Variance Estimation in Respondent-Driven Sampling: Implications for Research Design
*Douglas D. Heckathorn, Cornell University
Keywords: hidden populations, sampling hard-to-reach populations, research design
Respondent-Driven Sampling (RDS) has become the method of choice in studies of hidden and hard-to-reach populations yet important questions regarding the method remain unresolved (Heckathorn 1997, 2002, Salganik and Heckathorn 2004, and Heckathorn 2007). RDS is a form of network sampling, in which a convenience sample of initial subjects serve as “seeds” who recruit several peers, these respondents in turn recruit further peers. The sample expands in this manner, wave by wave, until the desired sample size has been reached. The popularity of RDS derives in part from a proof (Salganik and Heckathorn 2004) showing that when the assumptions of the method are satisfied, population estimates are asymptotically unbiased. This means that bias is only on the order of 1/[sample size], so bias is trivial in samples of significant size.
A problem inherent in the method is that design effects become large when networks contain choke points. That is, when groups are Balkanized into subgroups with extreme homophily. Specifically, as homophily increases, design effects increase exponentially, so high homophily systems can have design effects so large that use of the sampling method is impractical.
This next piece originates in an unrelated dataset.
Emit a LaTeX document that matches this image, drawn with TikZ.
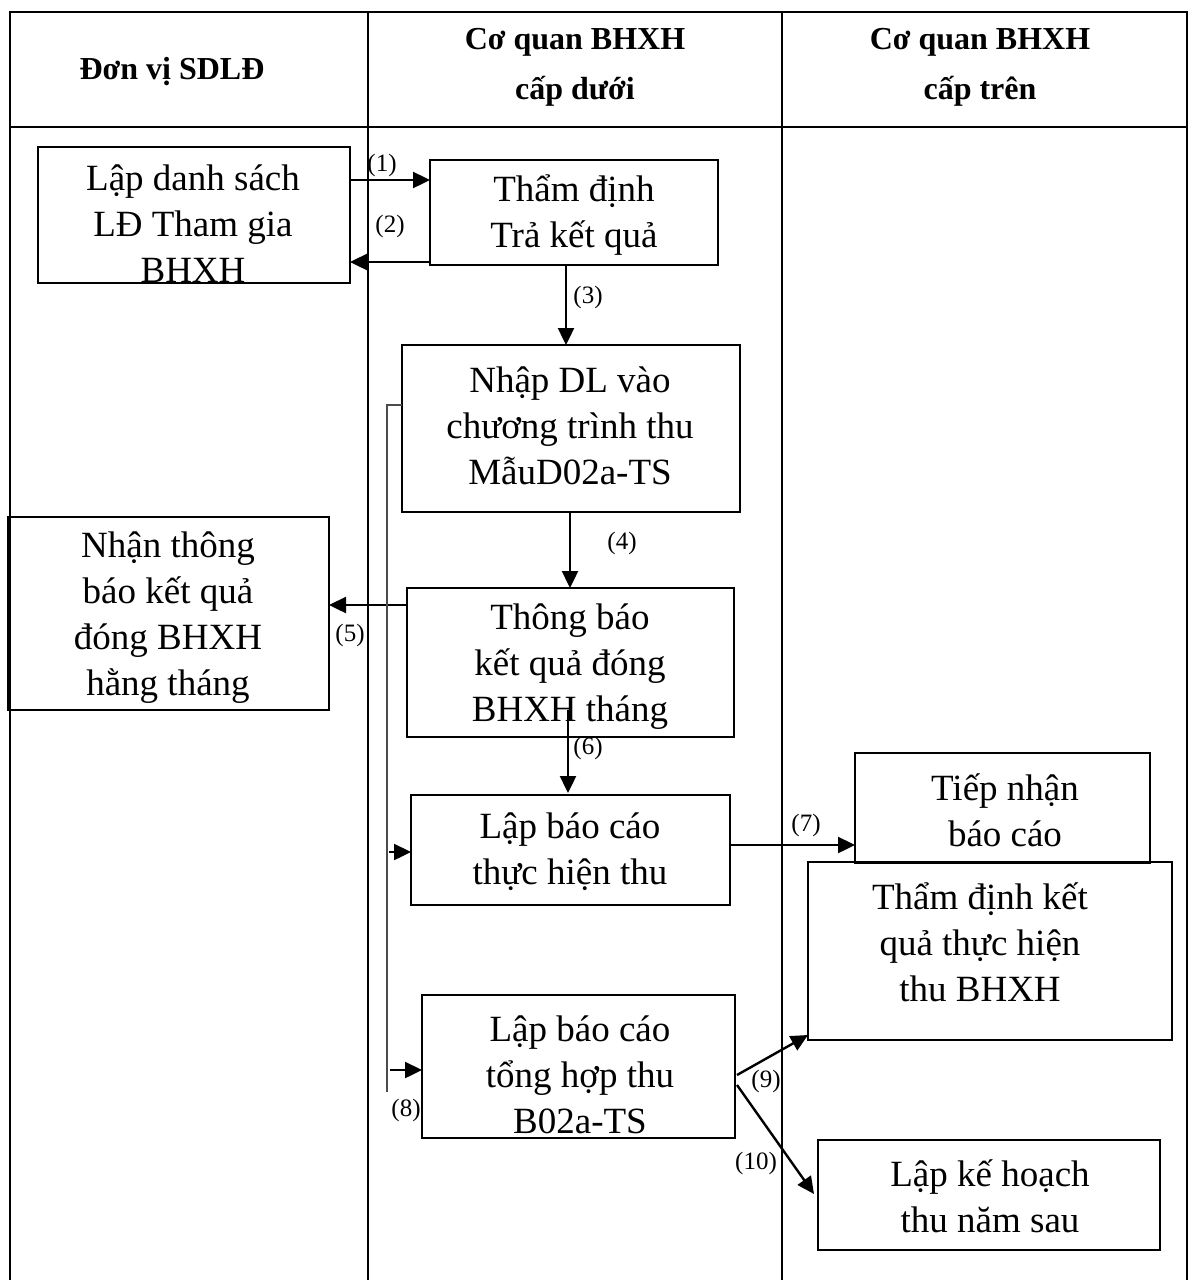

Controversies regarding RDS research designs have resulted from analysts focusing on systems with differing design effects. The issues include whether data from the seeds or early waves should be discarded, as when a “burn in” procedure is used in Markov analysis; and whether each recruitment chain (i.e., each set of subjects who share the same seed) should be treated as distinct data sets. This paper presents an analysis showing how the optimal research design varies as a function of the sample’s design effect. The paper also shows how high-design effect samples can be converted into low design effect samples by partitioning the sample at the network choke points.